A fiscal treaty regarding disputed Gibraltar has been signed by Spain and Britain. Hailed as “massively significant” by Gibraltar’s leader, it is part of a deal sealed in November between London and the EU on Brexit.
The deal must now be approved by the Spanish cabinet and ratified by the parliaments of both countries.
According to Spain, the treaty provides “clear rules to more easily resolve conflicts of tax residence” and allows for “the reduction and elimination of tax fraud and [other] effects that harm the Spanish Treasury, deriving from the nature of Gibraltar’s tax regime.”
It is “essential” that Gibraltar’s departure from the EU, planned for March 29 with Britain, takes place “in an orderly way and in keeping with Spanish interests in terms of fighting fraud and tax evasion,” said Madrid.

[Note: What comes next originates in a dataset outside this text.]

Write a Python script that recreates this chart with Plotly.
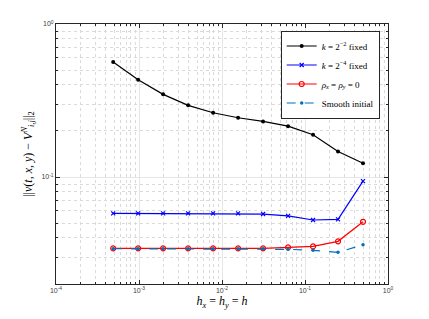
import plotly.graph_objects as go

h = [2**-11, 2**-10, 2**-9, 2**-8, 2**-7, 2**-6, 2**-5, 2**-4, 2**-3, 2**-2, 2**-1]
err_k2 = [0.565, 0.432, 0.347, 0.294, 0.263, 0.244, 0.231, 0.215, 0.189, 0.147, 0.123]
err_k4 = [0.0579, 0.0579, 0.0579, 0.0579, 0.0579, 0.0579, 0.0573, 0.0558, 0.0524, 0.0529, 0.094]
err_rho = [0.0342, 0.0342, 0.0342, 0.0342, 0.0342, 0.0342, 0.0342, 0.0347, 0.0352, 0.038, 0.051]
err_smooth = [0.034, 0.034, 0.034, 0.034, 0.034, 0.034, 0.034, 0.0337, 0.0332, 0.0322, 0.0361]

xtick_vals = [1e-4, 1e-3, 1e-2, 1e-1, 1]
xtick_text = ["10<sup>-4</sup>", "10<sup>-3</sup>", "10<sup>-2</sup>", "10<sup>-1</sup>", "10<sup>0</sup>"]
ytick_vals = [1e-1, 1]
ytick_text = ["10<sup>-1</sup>", "10<sup>0</sup>"]

x_minor = [m * d for d in [1e-4, 1e-3, 1e-2, 1e-1] for m in range(2, 10)]
y_minor = [m * d for d in [1e-2, 1e-1] for m in range(2, 10)]

names = [
    "<i>k</i> = 2<sup>−2</sup> fixed",
    "<i>k</i> = 2<sup>−4</sup> fixed",
    "<i>ρ<sub>x</sub></i> = <i>ρ<sub>y</sub></i> = 0",
    "Smooth initial",
]

fig = go.Figure()
fig.add_trace(go.Scatter(x=h, y=err_k2, name=names[0], mode="lines+markers",
                         line=dict(color="black", width=1.2),
                         marker=dict(symbol="circle", size=4, color="black")))
fig.add_trace(go.Scatter(x=h, y=err_k4, name=names[1], mode="lines+markers",
                         line=dict(color="#0000FF", width=1.2),
                         marker=dict(symbol="x-thin", size=4, line=dict(color="#0000FF", width=1.2))))
fig.add_trace(go.Scatter(x=h, y=err_rho, name=names[2], mode="lines+markers",
                         line=dict(color="#FF0000", width=1.2),
                         marker=dict(symbol="circle-open", size=5, line=dict(color="#FF0000", width=1.2))))
fig.add_trace(go.Scatter(x=h, y=err_smooth, name=names[3], mode="lines+markers",
                         line=dict(color="#0072BD", width=1.2, dash="dash"),
                         marker=dict(symbol="circle", size=3.5, color="#0072BD")))

def axis_common(minor_vals):
    return dict(
        type="log", showline=True, linecolor="#262626", linewidth=1, mirror="ticks",
        ticks="inside", ticklen=4, tickcolor="#262626",
        showgrid=True, gridcolor="#E6E6E6", gridwidth=1,
        zeroline=False,
        tickfont=dict(family="Liberation Sans, Arial", size=7, color="#404040"),
        minor=dict(tickvals=minor_vals, ticks="inside", ticklen=2, tickcolor="#262626",
                   showgrid=True, gridcolor="#DADADA", griddash="dot", gridwidth=1),
    )

fig.update_xaxes(range=[-4, 0], tickvals=xtick_vals, ticktext=xtick_text,
                 title=dict(text="<i>h<sub>x</sub></i> = <i>h<sub>y</sub></i> = <i>h</i>",
                            font=dict(family="Liberation Serif, Times New Roman", size=12, color="black"),
                            standoff=3),
                 **axis_common(x_minor))
fig.update_yaxes(range=[-1.699, 0], tickvals=ytick_vals, ticktext=ytick_text,
                 title=dict(text="||<i>v</i>(<i>t</i>, <i>x</i>, <i>y</i>) − <i>V</i><sup><i>N</i></sup><sub><i>i,j</i></sub>||<sub>2</sub>",
                            font=dict(family="Liberation Serif, Times New Roman", size=12, color="black"),
                            standoff=6),
                 **axis_common(y_minor))

fig.update_layout(
    width=429, height=319,
    margin=dict(l=56, r=41, t=24, b=35),
    paper_bgcolor="white", plot_bgcolor="white",
    showlegend=True,
    legend=dict(x=0.975, y=0.975, xanchor="right", yanchor="top",
                bgcolor="white", bordercolor="#262626", borderwidth=1,
                font=dict(family="Liberation Serif, Times New Roman", size=9, color="black"),
                tracegroupgap=0, itemwidth=30),
)

fig.write_html("out.html", config={"displayModeBar": False},
               post_script="document.body.style.margin='0px';document.body.style.overflow='hidden';")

The Spanish Foreign Ministry noted that the treaty’s text stipulates that individuals and other entities in Gibraltar must register their tax residency in Spain if that is where they earn most of their revenue, own most of their assets, or if a majority of their owners or managers live there.

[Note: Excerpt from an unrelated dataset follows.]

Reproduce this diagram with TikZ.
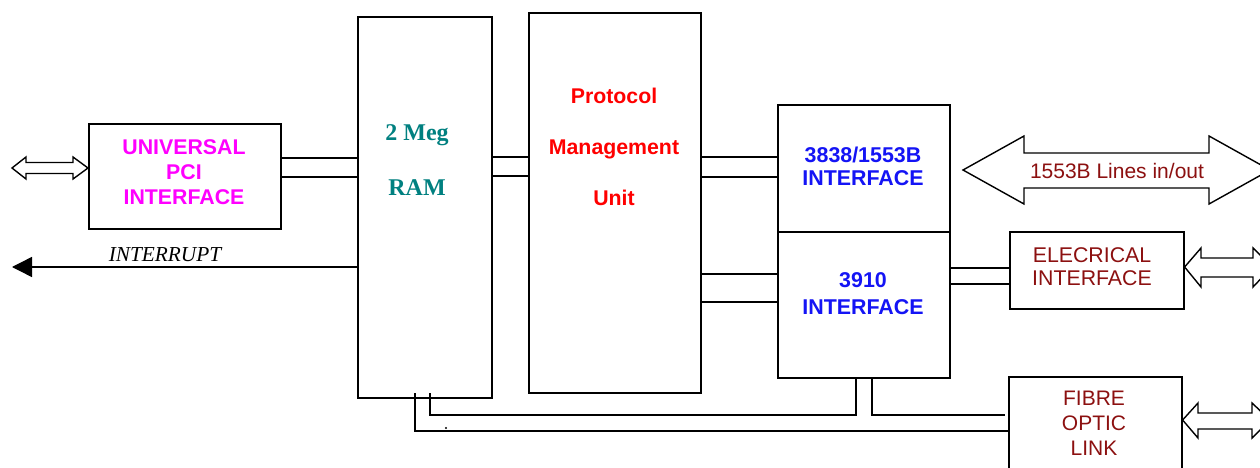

Spain has long criticized Gibraltar’s low-tax regime, while the latter has argued that it is a crucial part of its services-based economy.
A tiny British territory located at the southern tip of the Iberian Peninsula, Gibraltar has long been a point of contention between the UK and Spain. Madrid asserted a claim to the territory despite it being ceded to the British Crown centuries ago after being captured from Spain. Over the years, the Spanish have tried various attempts to retake the land.